How to prove the existence and uniqueness of the solution of a second order linear ODE? Considering homogeneous, linear, second order differential equation
$$y'' + p(x)y' + q(x)y = r(x), a<x<b$$
$p, q, r$ are given. We already know $y(a) = A, y(b) = B$ and $q(x) < o$. How to prove that this equation has unique solution in $[a,b]$ if it has a solution?

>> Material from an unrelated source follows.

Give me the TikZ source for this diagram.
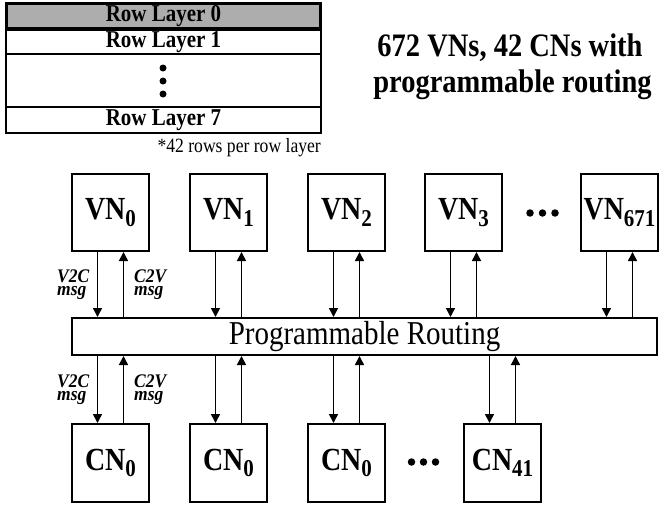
\documentclass[tikz,border=0pt]{standalone}
\usepackage{fontspec}
\setmainfont{Liberation Serif}
\usetikzlibrary{arrows.meta}
\newcommand{\sbs}[1]{\raisebox{-0.2em}{\fontsize{21}{21}\selectfont #1}}
\newcommand{\vs}[1]{\scalebox{1}[1.15]{#1}}
\newcommand{\vsl}[1]{\scalebox{1}[1.1]{#1}}
\begin{document}
\begin{tikzpicture}[x=1pt,y=-1pt,
  nbox/.style={draw, line width=2pt, minimum width=77pt, minimum height=77pt, inner sep=0pt, font=\fontsize{28}{28}\selectfont\bfseries},
  rowbox/.style={draw, line width=2pt, minimum width=315pt, inner sep=0pt, font=\fontsize{21}{21}\selectfont\bfseries},
  arr/.style={line width=1.6pt, -{Triangle[width=9pt,length=9pt]}},
  lbl/.style={inner sep=0pt, anchor=base west, font=\fontsize{17.5}{17.5}\selectfont\bfseries\itshape},
  dotc/.style={circle, fill=black, inner sep=0pt, minimum size=7.5pt}
]
\useasboundingbox (0,0) rectangle (659,506);
% row layer table
\node[rowbox, minimum height=24pt] (r1) at (163.5,42) {\vs{Row Layer 1}};
\node[rowbox, minimum height=53pt] (rd) at (163.5,80.5) {};
\node[rowbox, minimum height=26pt] (r7) at (163.5,120) {\vs{Row Layer 7}};
\node[rowbox, line width=3pt, minimum width=314pt, minimum height=25pt, fill=black!32] (r0) at (163.5,16) {\vs{Row Layer 0}};
\node[dotc, minimum size=7pt] (vd1) at (163,68) {};
\node[dotc, minimum size=7pt] (vd2) at (163,81) {};
\node[dotc, minimum size=7pt] (vd3) at (163,94) {};
\node[anchor=east, inner sep=0pt, font=\fontsize{17.6}{17.6}\selectfont] (note) at (321,148) {\vs{*42 rows per row layer}};
% title
\node[inner sep=0pt, font=\fontsize{28.5}{28.5}\selectfont\bfseries] (title1) at (510,48) {\vs{672 VNs, 42 CNs with}};
\node[inner sep=0pt, font=\fontsize{28.5}{28.5}\selectfont\bfseries] (title2) at (512.5,85) {\vs{programmable routing}};
% VNs
\node[nbox] (v0) at (110.5,212.5) {\vs{VN\sbs{0}}};
\node[nbox] (v1) at (228.5,212.5) {\vs{VN\sbs{1}}};
\node[nbox] (v2) at (346.5,212.5) {\vs{VN\sbs{2}}};
\node[nbox] (v3) at (463.5,212.5) {\vs{VN\sbs{3}}};
\node[nbox] (v671) at (619.5,212.5) {\vs{VN\sbs{671}}};
\node[dotc] (hd1) at (530,213) {};
\node[dotc] (hd2) at (542.5,213) {};
\node[dotc] (hd3) at (555,213) {};
% routing
\node[draw, line width=2pt, minimum width=585pt, minimum height=37pt, inner sep=0pt, font=\fontsize{29}{29}\selectfont] (R) at (364.5,336.5) {\vs{Programmable Routing}};
% CNs
\node[nbox, minimum height=78pt] (c0) at (110.5,463) {\vs{CN\sbs{0}}};
\node[nbox, minimum height=78pt] (c1) at (228.5,463) {\vs{CN\sbs{0}}};
\node[nbox, minimum height=78pt] (c2) at (346.5,463) {\vs{CN\sbs{0}}};
\node[nbox, minimum height=78pt] (c41) at (502.5,463) {\vs{CN\sbs{41}}};
\node[dotc] (cd1) at (411.5,462) {};
\node[dotc] (cd2) at (423.5,462) {};
\node[dotc] (cd3) at (435.5,462) {};
% arrows VN <-> routing
\foreach \n in {v0,v1,v2,v3,v671}{
  \draw[arr] ([xshift=-13pt]\n.south) -- ([xshift=-13pt]\n.south |- R.north);
  \draw[arr] ([xshift=13pt]\n.south |- R.north) -- ([xshift=13pt]\n.south);
}
% arrows routing <-> CN
\foreach \n in {c0,c1,c2,c41}{
  \draw[arr] ([xshift=-13pt]\n.north |- R.south) -- ([xshift=-13pt]\n.north);
  \draw[arr] ([xshift=13pt]\n.north) -- ([xshift=13pt]\n.north |- R.south);
}
% labels
\node[lbl] (l1a) at (57,282.3) {\vsl{V2C}};
\node[lbl] (l1b) at (57,295.8) {\vsl{msg}};
\node[lbl] (l2a) at (134,282.3) {\vsl{C2V}};
\node[lbl] (l2b) at (134,295.8) {\vsl{msg}};
\node[lbl] (l3a) at (57,387.3) {\vsl{V2C}};
\node[lbl] (l3b) at (57,400.8) {\vsl{msg}};
\node[lbl] (l4a) at (134,387.3) {\vsl{C2V}};
\node[lbl] (l4b) at (134,400.8) {\vsl{msg}};
\end{tikzpicture}
\end{document}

 A: Suppose $y_1(x)$ and $y_2(x)$ both satisfy
$y'' + p(x) y' + q(x)y = r(x) \tag 1$
with
$y_1(a) = y_2(a) = A, \; y_1(b) = y_2(b) = B; \tag 2$
then we have
$y_1'' + p(x) y_1' + q(x)y_1 = r(x) \tag 3$
and
$y_2'' + p(x) y_2' + q(x)y_2 = r(x), \tag 4$
and, subtracting,
$(y_1 - y_2)'' + p(x) (y_1 - y_2)' + q(x)(y_1 - y_2) = 0, \tag 5$
and
$(y_1 - y_2)(a) = y_1(a) - y_2(a) = 0 = y_1(b) - y_2(b) = (y_1 - y_2)(b); \tag 6$
setting
$z(x) = y_1(x) - y_2(x), \tag 7$
we have
$z'' + p(x) z' + q(x) z = 0, \; z(a) = z(b) = 0; \tag 8$
now if $z'(a) = 0$, then by uniqueness of solutions we must have $z(x) = 0$, $x \in [a, b]$, since $z(a) = 0$, and thus $y_1(x) = y_2(x)$, and we are done; so we assume $z'(a) \ne 0$; in fact, since (8) is linear, we may take $z'(a) > 0$, and thus, by the continuity of $z'(x)$, there is some $\delta > 0$ such that
$z'(x) >  0, \; x \in [a, a + \delta); \tag 9$
we then have
$z(x) = z(x) - z(a) = \displaystyle \int_0^x z'(s) \; ds > 0, x \in (a, a + \delta); \tag{10}$
since $z(x) > 0$ somewhere on $[a, b]$, it must have a positive absolute maximum $x_M \in (a, b)$; at such a point
$z'(x_M) = 0, \tag{11}$
and thus by (8),
$z''(x_M) = -q(x_M)z(x_M) > 0 \tag{12}$
by virtue of the facts that $z(x_M) > 0$, $q(x_M) < 0$; but (12) is impossible at a maximum of $z(x)$, where we must have $z''(x_M) \le 0$; this contradiction forces $z'(a) = 0$ and thus also
$z(x) = 0, \; x \in [a, b], \tag{13}$
and hence
$y_1(x) - y_2(x) = z(x) = 0, \; x \in [a, b]; \tag{14}$
we conclude the equation (1) with boundary conditions (2) has at most one solution on $[a, b]$.